There is an opportunity to make a genuine difference in London by minimising the dangers that are disproportionately faced by cyclists, motorcyclists and pedestrians using the road network.
This will, however, require taking a joined-up approach as part of a longer-term safety strategy that not only encompasses compliance and in-vehicle aids, but also targets ongoing risk reduction and driver engagement.
Transport operators will also need to have one eye on the first DVS review in 2024 and other evolving standards to ensure any safety system remains fit for purpose.
The DVS review will investigate supplementary technology or safety equipment either not included in the initial specification or not currently available, with any proposed changes subject to public consultation in 2022.
It will also see the minimum star rating increase, with zero, one and two-star rated vehicles needing to install an updated progressive safety system.
While it is impossible to predict the exact nature of future developments, we can be sure there will be an impact.
Transport for London’s initial estimation suggested that over half of vehicles over 12-tonnes do not meet the one-star DVS rating, while approximately three-quarters of off-road tippers used in the construction sector are zero-star rated. If this evaluation is broadly accurate then we can determine that the number of vehicles affected now and moving forward is significant.
The safety system and the subsequent progressive safety system have been designed to provide the time required for the next generation of cab designs to be available and for operators’ fleet turnover. For the large number of current zero, one and two-star-rated vehicles, we can expect far more stringent requirements in 2024, which may result in a far more comprehensive camera system and supporting safety equipment.

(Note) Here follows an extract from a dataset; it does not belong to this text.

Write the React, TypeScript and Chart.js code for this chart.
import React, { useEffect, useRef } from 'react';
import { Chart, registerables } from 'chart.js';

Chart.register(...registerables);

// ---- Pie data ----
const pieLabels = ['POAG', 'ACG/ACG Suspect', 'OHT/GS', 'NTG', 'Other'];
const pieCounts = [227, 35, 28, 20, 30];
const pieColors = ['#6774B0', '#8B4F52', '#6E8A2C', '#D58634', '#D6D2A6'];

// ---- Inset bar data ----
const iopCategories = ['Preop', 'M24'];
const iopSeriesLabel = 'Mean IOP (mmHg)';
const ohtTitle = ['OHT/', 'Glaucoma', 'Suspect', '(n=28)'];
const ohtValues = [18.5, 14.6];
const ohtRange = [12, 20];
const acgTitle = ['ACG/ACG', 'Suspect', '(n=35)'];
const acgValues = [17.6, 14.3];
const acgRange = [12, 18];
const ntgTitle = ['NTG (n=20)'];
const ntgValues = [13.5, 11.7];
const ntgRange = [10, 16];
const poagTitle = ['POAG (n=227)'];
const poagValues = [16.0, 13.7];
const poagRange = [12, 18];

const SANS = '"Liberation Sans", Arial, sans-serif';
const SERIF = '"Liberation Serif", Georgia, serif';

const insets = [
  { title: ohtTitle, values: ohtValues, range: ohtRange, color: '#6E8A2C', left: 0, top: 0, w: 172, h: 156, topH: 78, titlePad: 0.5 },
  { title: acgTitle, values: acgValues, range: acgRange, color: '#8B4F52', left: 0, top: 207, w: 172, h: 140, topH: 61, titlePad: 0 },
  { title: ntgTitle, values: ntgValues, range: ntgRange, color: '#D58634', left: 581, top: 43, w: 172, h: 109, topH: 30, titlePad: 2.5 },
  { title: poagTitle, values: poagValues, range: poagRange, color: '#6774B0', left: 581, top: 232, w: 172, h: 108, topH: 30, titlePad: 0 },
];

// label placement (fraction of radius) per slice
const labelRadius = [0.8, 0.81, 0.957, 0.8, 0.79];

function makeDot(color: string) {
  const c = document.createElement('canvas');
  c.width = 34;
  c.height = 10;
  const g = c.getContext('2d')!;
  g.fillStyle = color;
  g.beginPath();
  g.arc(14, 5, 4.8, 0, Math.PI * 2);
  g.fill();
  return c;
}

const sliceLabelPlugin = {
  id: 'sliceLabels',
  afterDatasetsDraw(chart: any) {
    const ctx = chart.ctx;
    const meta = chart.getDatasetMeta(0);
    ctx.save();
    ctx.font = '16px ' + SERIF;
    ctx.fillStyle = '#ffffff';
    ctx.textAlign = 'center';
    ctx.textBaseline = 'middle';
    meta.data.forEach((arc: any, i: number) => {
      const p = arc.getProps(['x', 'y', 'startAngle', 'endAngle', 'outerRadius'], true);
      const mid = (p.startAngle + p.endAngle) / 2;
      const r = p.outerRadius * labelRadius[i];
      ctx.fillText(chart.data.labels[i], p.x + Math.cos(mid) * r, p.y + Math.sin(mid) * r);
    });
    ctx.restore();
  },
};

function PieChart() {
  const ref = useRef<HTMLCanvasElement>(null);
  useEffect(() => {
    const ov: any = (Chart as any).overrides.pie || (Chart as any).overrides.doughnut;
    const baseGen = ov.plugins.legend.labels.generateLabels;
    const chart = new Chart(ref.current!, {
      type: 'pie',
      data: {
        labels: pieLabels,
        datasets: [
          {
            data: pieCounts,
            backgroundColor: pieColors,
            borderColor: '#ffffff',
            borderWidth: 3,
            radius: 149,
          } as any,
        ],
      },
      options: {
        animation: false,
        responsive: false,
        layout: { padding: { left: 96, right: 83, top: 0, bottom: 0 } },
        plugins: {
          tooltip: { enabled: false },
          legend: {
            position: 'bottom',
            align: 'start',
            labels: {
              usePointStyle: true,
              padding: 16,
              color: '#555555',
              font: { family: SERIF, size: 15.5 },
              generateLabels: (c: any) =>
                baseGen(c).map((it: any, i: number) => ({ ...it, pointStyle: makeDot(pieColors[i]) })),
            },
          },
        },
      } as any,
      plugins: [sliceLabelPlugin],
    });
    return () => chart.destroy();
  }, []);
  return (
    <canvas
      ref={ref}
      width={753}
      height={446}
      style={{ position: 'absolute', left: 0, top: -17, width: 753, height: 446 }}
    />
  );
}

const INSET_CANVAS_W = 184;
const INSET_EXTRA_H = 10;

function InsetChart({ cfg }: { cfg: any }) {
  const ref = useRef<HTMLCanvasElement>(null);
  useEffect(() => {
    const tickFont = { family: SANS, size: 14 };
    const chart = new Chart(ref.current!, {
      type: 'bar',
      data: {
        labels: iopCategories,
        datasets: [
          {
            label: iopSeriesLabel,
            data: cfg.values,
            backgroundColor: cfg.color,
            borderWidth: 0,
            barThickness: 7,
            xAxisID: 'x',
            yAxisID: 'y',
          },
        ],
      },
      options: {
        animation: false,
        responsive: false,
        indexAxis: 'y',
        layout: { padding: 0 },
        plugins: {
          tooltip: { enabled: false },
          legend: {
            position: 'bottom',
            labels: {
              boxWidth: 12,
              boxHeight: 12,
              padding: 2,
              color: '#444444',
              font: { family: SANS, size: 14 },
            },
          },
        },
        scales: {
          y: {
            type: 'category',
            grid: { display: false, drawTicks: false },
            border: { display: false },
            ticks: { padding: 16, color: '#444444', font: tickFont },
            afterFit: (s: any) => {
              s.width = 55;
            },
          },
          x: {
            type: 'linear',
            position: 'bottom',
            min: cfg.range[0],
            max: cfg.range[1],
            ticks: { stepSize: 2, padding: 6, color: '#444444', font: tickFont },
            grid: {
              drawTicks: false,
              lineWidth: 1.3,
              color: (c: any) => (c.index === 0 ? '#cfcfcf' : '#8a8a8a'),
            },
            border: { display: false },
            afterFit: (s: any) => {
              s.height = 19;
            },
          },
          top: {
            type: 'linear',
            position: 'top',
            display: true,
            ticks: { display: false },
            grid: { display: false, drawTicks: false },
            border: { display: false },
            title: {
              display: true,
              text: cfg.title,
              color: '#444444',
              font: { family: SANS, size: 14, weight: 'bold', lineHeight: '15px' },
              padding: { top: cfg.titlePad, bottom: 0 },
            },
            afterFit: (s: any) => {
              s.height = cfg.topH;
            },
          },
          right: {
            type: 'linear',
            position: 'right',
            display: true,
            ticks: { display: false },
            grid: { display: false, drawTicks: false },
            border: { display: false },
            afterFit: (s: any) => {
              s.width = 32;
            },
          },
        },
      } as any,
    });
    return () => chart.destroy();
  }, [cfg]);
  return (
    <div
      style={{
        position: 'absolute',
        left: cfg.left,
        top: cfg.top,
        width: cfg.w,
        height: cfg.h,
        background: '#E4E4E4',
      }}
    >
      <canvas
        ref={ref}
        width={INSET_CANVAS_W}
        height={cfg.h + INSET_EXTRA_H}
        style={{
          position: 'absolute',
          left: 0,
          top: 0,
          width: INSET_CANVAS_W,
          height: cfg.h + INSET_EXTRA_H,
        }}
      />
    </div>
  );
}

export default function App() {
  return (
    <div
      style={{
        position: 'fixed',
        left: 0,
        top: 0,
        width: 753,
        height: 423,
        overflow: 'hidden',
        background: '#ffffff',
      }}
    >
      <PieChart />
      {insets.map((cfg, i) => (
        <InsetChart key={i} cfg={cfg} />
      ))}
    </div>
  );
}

In fact, even within the current legislation, transport operators of vehicles rated at one star or above are already being encouraged to fit voluntarily additional safety features, so it may be worth considering the potential benefits of futureproofing fleets now.
The FORS Standard – and as a result CLOCS and WRRR requirements – has also been aligned with the DVS safe system improvements for right-hand drive vehicles, making it possible for Silver and Gold members to obtain a DVS permit without fitting additional equipment.
If gaining FORS is a future aspiration, then the most sensible way of tackling this is to factor in all compliance needs before opting for a preferred safety system.
Certain sites in London enforce FORS, CLOCS or WRRR specifications and in these instances DVS compliance will not be enough for vehicles to enter, so it is important to understand a vehicle operation’s current and potential activity within the capital.
There is also a host of recommended technology that is not yet mandatory for certain standards, such as front and right-side cameras, which may become a requirement at some point. In particular, the ability to record footage is already recommended for FORS Silver and needed for FORS Gold, making a mobile DVR an essential addition to any safety system.
Road safety should never be an afterthought for transport operators. However, it is important not to be pushed into a rapid DVS decision without appropriate consideration by misinformation and scaremongering. There is still time to make the right choice – based on accurate guidance and individual requirements – as part of their ongoing health and safety commitments and business strategy.
Also, it is critical to consider upgrade paths and the compatibility of any DVS solution with potential future requirements to protect against unnecessary and costly technology overhauls in the future.